> **Given request**:
Every line below should be copied exactly; drop the pictures.

> **Material provided**:
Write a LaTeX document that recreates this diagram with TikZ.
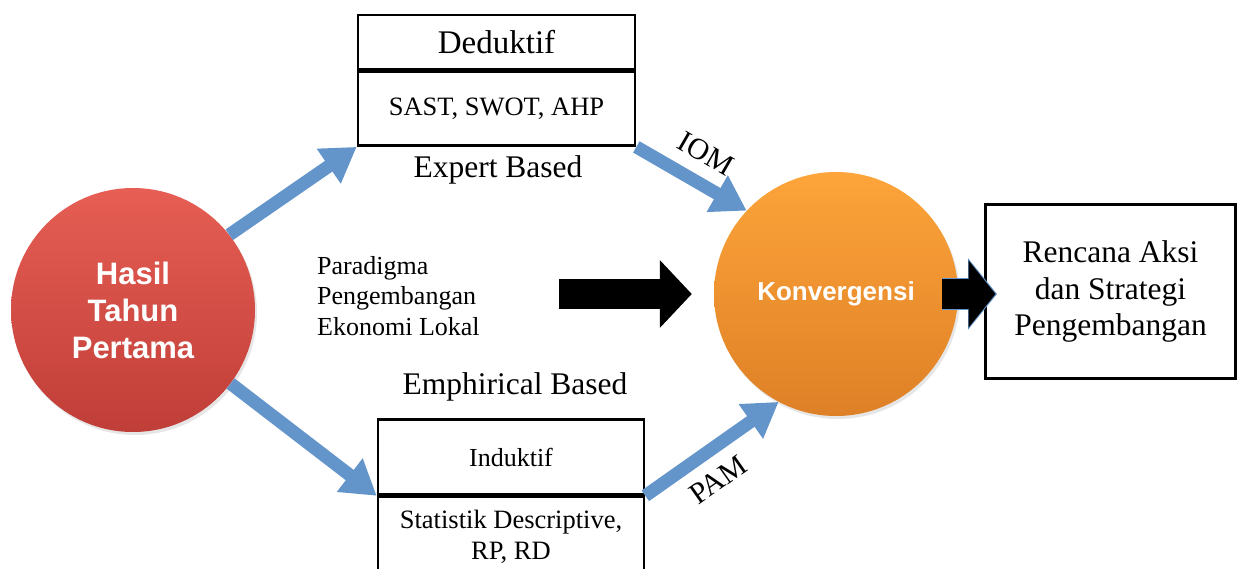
\documentclass[tikz,border=0pt]{standalone}
\usepackage{fontspec}
\setmainfont{Liberation Serif}
\setsansfont{Liberation Sans}
\usetikzlibrary{arrows.meta, positioning, shadows}
\definecolor{arrowblue}{RGB}{99,149,203}
\definecolor{redtop}{RGB}{230,94,84}
\definecolor{redbot}{RGB}{192,62,56}
\definecolor{orgtop}{RGB}{253,164,58}
\definecolor{orgbot}{RGB}{222,128,38}
\newcommand{\ukuran}[2]{\fontsize{#1}{#2}\selectfont}

\begin{document}
\begin{tikzpicture}[x=1pt, y=-1pt,
    box/.style={draw, line width=2.6pt, inner sep=0pt, align=center},
    bola/.style={circle, minimum size=244pt, inner sep=0pt, align=center, text=white,
        drop shadow={opacity=.2, shadow xshift=2pt, shadow yshift=-3pt}},
    panah/.style={arrowblue, line width=13pt, -{Triangle[width=40pt, length=34pt]}},
    hitam/.style={line width=30pt, -{Triangle[width=66pt, length=32pt]}}]
    \useasboundingbox (0,0) rectangle (1244,569);
    \clip (0,0) rectangle (1244,569);
    % kotak atas
    \node[box, minimum width=277pt, minimum height=54pt, font=\ukuran{33}{40}] (ded) at (496.5,42) {Deduktif};
    \node[box, minimum width=277pt, minimum height=74pt, below=0pt of ded, font=\ukuran{26.5}{32}] (sast) {SAST, SWOT, AHP};
    \node[font=\ukuran{31.5}{38}] (expert) at (498,170) {Expert Based};
    % kotak bawah
    \node[font=\ukuran{31.5}{38}] (emp) at (515,387) {Emphirical Based};
    \node[box, minimum width=266pt, minimum height=75pt, font=\ukuran{26}{32}] (ind) at (511,457) {Induktif};
    \node[box, minimum width=266pt, minimum height=80pt, below=0pt of ind, font=\ukuran{26.5}{31}] (stat) {Statistik Descriptive,\\RP, RD};
    \node[font=\ukuran{26}{30.5}, align=left, anchor=west, inner sep=0pt] (para) at (317,296) {Paradigma\\Pengembangan\\Ekonomi Lokal};
    % lingkaran
    \node[bola, top color=redtop, bottom color=redbot, font=\sffamily\bfseries\ukuran{31}{37}] (hasil) at (133,310) {Hasil\\Tahun\\Pertama};
    \node[bola, top color=orgtop, bottom color=orgbot, font=\sffamily\bfseries\ukuran{26}{30}] (konv) at (836,294) {Konvergensi};
    \node[box, line width=3pt, minimum width=250pt, minimum height=174pt, font=\ukuran{31.5}{36.5}] (aksi) at (1110.5,291.5) {Rencana Aksi\\dan Strategi\\Pengembangan};
    % panah biru
    \draw[panah] (hasil.38) -- (sast.south west);
    \draw[panah] (hasil.-37) -- (ind.south west);
    \draw[panah] (sast.south east) -- node[sloped, above=9pt, text=black, font=\ukuran{30}{32}] {IOM} (konv.137);
    \draw[panah] (ind.south east) -- node[sloped, below=9pt, pos=.42, text=black, font=\ukuran{30}{32}] {PAM} (konv.-118);
    % panah hitam
    \coordinate (p1) at (559,294);
    \draw[hitam, shorten >=22pt] (p1) -- (konv.west);
    \coordinate (k1) at (942,294);
    \coordinate (k2) at (997,294);
    \draw[arrowblue, line width=32pt, -{Triangle[width=70pt, length=29pt]}] (k1) -- (k2);
    \draw[line width=30pt, shorten >=1.5pt, -{Triangle[width=66pt, length=27pt]}] (k1) -- (k2);
\end{tikzpicture}
\end{document}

> **Reply**:
Write a LaTeX document that recreates this diagram with TikZ.
\documentclass[tikz,border=0pt]{standalone}
\usepackage{fontspec}
\setmainfont{Liberation Serif}
\setsansfont{Liberation Sans}
\usetikzlibrary{arrows.meta, positioning, shadows}
\definecolor{arrowblue}{RGB}{99,149,203}
\definecolor{redtop}{RGB}{230,94,84}
\definecolor{redbot}{RGB}{192,62,56}
\definecolor{orgtop}{RGB}{253,164,58}
\definecolor{orgbot}{RGB}{222,128,38}
\newcommand{\ukuran}[2]{\fontsize{#1}{#2}\selectfont}

\begin{document}
\begin{tikzpicture}[x=1pt, y=-1pt,
    box/.style={draw, line width=2.6pt, inner sep=0pt, align=center},
    bola/.style={circle, minimum size=244pt, inner sep=0pt, align=center, text=white,
        drop shadow={opacity=.2, shadow xshift=2pt, shadow yshift=-3pt}},
    panah/.style={arrowblue, line width=13pt, -{Triangle[width=40pt, length=34pt]}},
    hitam/.style={line width=30pt, -{Triangle[width=66pt, length=32pt]}}]
    \useasboundingbox (0,0) rectangle (1244,569);
    \clip (0,0) rectangle (1244,569);
    % kotak atas
    \node[box, minimum width=277pt, minimum height=54pt, font=\ukuran{33}{40}] (ded) at (496.5,42) {Deduktif};
    \node[box, minimum width=277pt, minimum height=74pt, below=0pt of ded, font=\ukuran{26.5}{32}] (sast) {SAST, SWOT, AHP};
    \node[font=\ukuran{31.5}{38}] (expert) at (498,170) {Expert Based};
    % kotak bawah
    \node[font=\ukuran{31.5}{38}] (emp) at (515,387) {Emphirical Based};
    \node[box, minimum width=266pt, minimum height=75pt, font=\ukuran{26}{32}] (ind) at (511,457) {Induktif};
    \node[box, minimum width=266pt, minimum height=80pt, below=0pt of ind, font=\ukuran{26.5}{31}] (stat) {Statistik Descriptive,\\RP, RD};
    \node[font=\ukuran{26}{30.5}, align=left, anchor=west, inner sep=0pt] (para) at (317,296) {Paradigma\\Pengembangan\\Ekonomi Lokal};
    % lingkaran
    \node[bola, top color=redtop, bottom color=redbot, font=\sffamily\bfseries\ukuran{31}{37}] (hasil) at (133,310) {Hasil\\Tahun\\Pertama};
    \node[bola, top color=orgtop, bottom color=orgbot, font=\sffamily\bfseries\ukuran{26}{30}] (konv) at (836,294) {Konvergensi};
    \node[box, line width=3pt, minimum width=250pt, minimum height=174pt, font=\ukuran{31.5}{36.5}] (aksi) at (1110.5,291.5) {Rencana Aksi\\dan Strategi\\Pengembangan};
    % panah biru
    \draw[panah] (hasil.38) -- (sast.south west);
    \draw[panah] (hasil.-37) -- (ind.south west);
    \draw[panah] (sast.south east) -- node[sloped, above=9pt, text=black, font=\ukuran{30}{32}] {IOM} (konv.137);
    \draw[panah] (ind.south east) -- node[sloped, below=9pt, pos=.42, text=black, font=\ukuran{30}{32}] {PAM} (konv.-118);
    % panah hitam
    \coordinate (p1) at (559,294);
    \draw[hitam, shorten >=22pt] (p1) -- (konv.west);
    \coordinate (k1) at (942,294);
    \coordinate (k2) at (997,294);
    \draw[arrowblue, line width=32pt, -{Triangle[width=70pt, length=29pt]}] (k1) -- (k2);
    \draw[line width=30pt, shorten >=1.5pt, -{Triangle[width=66pt, length=27pt]}] (k1) -- (k2);
\end{tikzpicture}
\end{document}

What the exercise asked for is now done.